BERN-NN-IBF: Enhancing Neural Network Bound Propagation Through Implicit Bernstein Form and Optimized Tensor Operations

Neural networks have emerged as powerful tools across various domains, exhibiting remarkable empirical performance that motivated their widespread adoption in safety-critical applications, which, in turn, necessitates rigorous formal verification techniques to ensure their reliability and robustness. Tight bound propagation plays a crucial role in the formal verification process by providing precise bounds that can be used to formulate and verify properties, such as safety, robustness, and fairness. While state-of-the-art tools use linear and convex approximations to compute upper/lower bounds for each neuron’s outputs, recent advances have shown that nonlinear approximations based on Bernstein polynomials lead to tighter bounds but suffer from scalability issues.
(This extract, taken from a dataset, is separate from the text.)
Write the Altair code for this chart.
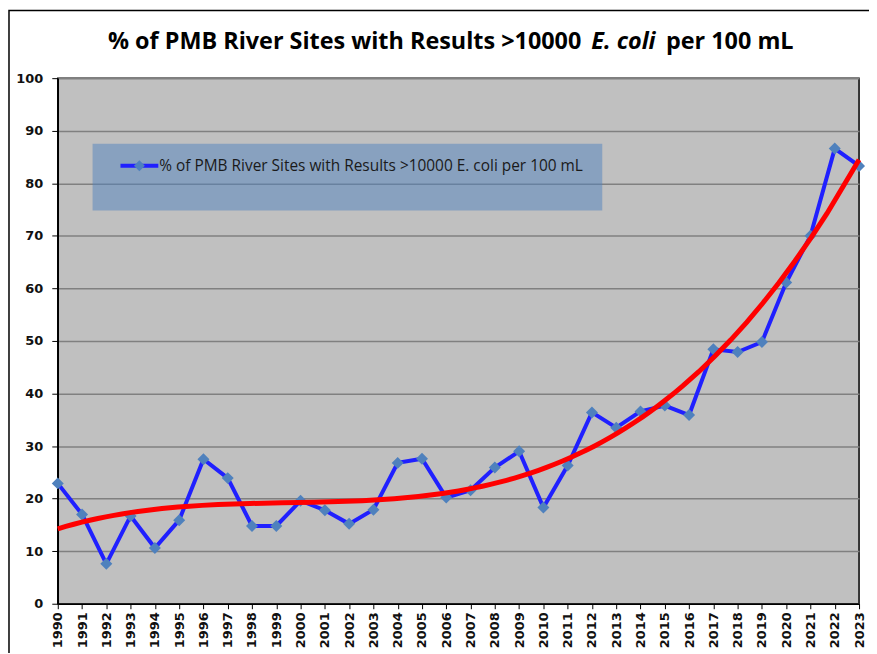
import altair as alt
import pandas as pd

years = list(range(1990, 2024))
percent = [22.9, 17.0, 7.6, 16.7, 10.6, 15.9, 27.5, 23.9, 14.8, 14.8,
           19.6, 17.8, 15.2, 17.9, 26.8, 27.6, 20.2, 21.6, 25.9, 29.0,
           18.3, 26.3, 36.4, 33.5, 36.6, 37.7, 35.9, 48.4, 47.9, 49.8,
           61.1, 70.0, 86.6, 83.3]
y_ticks = list(range(0, 101, 10))
series_name = "% of PMB River Sites with Results >10000 E. coli per 100 mL"
title_parts = ["% of PMB River Sites with Results >10000", "E. coli", "per 100 mL"]

df = pd.DataFrame({"year": years, "pct": percent})

W, H = 805, 528

x_enc = alt.X("year:Q",
              scale=alt.Scale(domain=[1990, 2023], nice=False, zero=False),
              axis=alt.Axis(values=years, format="d", labelAngle=270, title=None,
                            grid=False, tickSize=5, labelPadding=3,
                            labelFont="DejaVu Sans", labelFontWeight="bold",
                            labelFontSize=13, labelColor="#111111",
                            domainColor="#000000", tickColor="#000000",
                            domainWidth=1.5, labelOverlap=False,
                            labelBound=False, labelFlush=False))
y_enc = alt.Y("pct:Q",
              scale=alt.Scale(domain=[0, 100], nice=False),
              axis=alt.Axis(values=y_ticks, title=None, grid=True,
                            gridColor="#808080", gridWidth=1.5,
                            tickSize=6, labelPadding=9,
                            labelFont="DejaVu Sans", labelFontWeight="bold",
                            labelFontSize=13, labelColor="#111111",
                            domainColor="#000000", tickColor="#000000",
                            domainWidth=1.5))

base = alt.Chart(df)

frame = alt.Chart(pd.DataFrame({"a": [0]})).mark_rect(
    fill=None, stroke="#000000", strokeWidth=1.5
).encode(x=alt.value(-49), x2=alt.value(900), y=alt.value(-68), y2=alt.value(700))

line = base.mark_line(color="#2020ff", strokeWidth=4).encode(x=x_enc, y=y_enc)
pts = base.mark_point(shape="diamond", filled=True, color="#4f81bd",
                      size=145, opacity=1).encode(x=x_enc, y=y_enc)
trend = base.transform_regression(
    "year", "pct", method="poly", order=3, extent=[1990, 2023]
).mark_line(color="#ff0000", strokeWidth=5).encode(x=x_enc, y=y_enc)

one = pd.DataFrame({"t": [series_name]})
leg_box = alt.Chart(one).mark_rect(fill="#4f81bd", opacity=0.5).encode(
    x=alt.value(35), x2=alt.value(547), y=alt.value(66), y2=alt.value(133))
leg_line = alt.Chart(one).mark_rule(color="#2020ff", strokeWidth=4).encode(
    x=alt.value(63), x2=alt.value(101), y=alt.value(88))
leg_pt = alt.Chart(one).mark_point(shape="diamond", filled=True, color="#4f81bd",
                                   size=120, opacity=1).encode(
    x=alt.value(82), y=alt.value(88))
leg_text = alt.Chart(one).mark_text(align="left", baseline="middle", font="Open Sans",
                                    fontSize=15.5, color="#1a1a1a").encode(
    x=alt.value(102), y=alt.value(88), text="t:N")

tdf = pd.DataFrame({"t": title_parts})
t1 = alt.Chart(tdf).transform_filter(alt.datum.t == title_parts[0]).mark_text(
    align="right", baseline="middle", font="Open Sans", fontWeight="bold",
    fontSize=23.5, color="#000000").encode(x=alt.value(526), y=alt.value(-36), text="t:N")
t2 = alt.Chart(tdf).transform_filter(alt.datum.t == title_parts[1]).mark_text(
    align="left", baseline="middle", font="Open Sans", fontWeight="bold", fontStyle="italic",
    fontSize=23.5, color="#000000").encode(x=alt.value(536), y=alt.value(-36), text="t:N")
t3 = alt.Chart(tdf).transform_filter(alt.datum.t == title_parts[2]).mark_text(
    align="left", baseline="middle", font="Open Sans", fontWeight="bold",
    fontSize=23.5, color="#000000").encode(x=alt.value(611), y=alt.value(-36), text="t:N")

chart = alt.layer(
    line, pts, trend, leg_box, leg_line, leg_pt, leg_text, t1, t2, t3, frame
).properties(
    width=W, height=H,
    autosize=alt.AutoSizeParams(type="none"),
    padding={"left": 50, "top": 69, "right": 10, "bottom": 48},
    background="#ffffff"
).configure_view(
    fill="#c0c0c0", stroke="#000000", strokeWidth=1.5
)

chart.save("out.html", embed_options={"renderer": "svg", "actions": False})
To that end, this article introduces BERN-NN-IBF, a significant enhancement of the Bernstein-polynomial-based bound propagation algorithms. BERN-NN-IBF offers three main contributions: 1) a memory-efficient encoding of Bernstein polynomials to scale the bound propagation algorithms; 2) optimized tensor operations for the new polynomial encoding to maintain the integrity of the bounds while enhancing computational efficiency; and 3) tighter under-approximations of the ReLU activation function using quadratic polynomials tailored to minimize approximation errors. Through comprehensive testing, we demonstrate that BERN-NN-IBF achieves tighter bounds and higher computational efficiency compared to the original BERN-NN and state-of-the-art methods, including linear and convex programming used within the winner of the VNN-COMPETITION.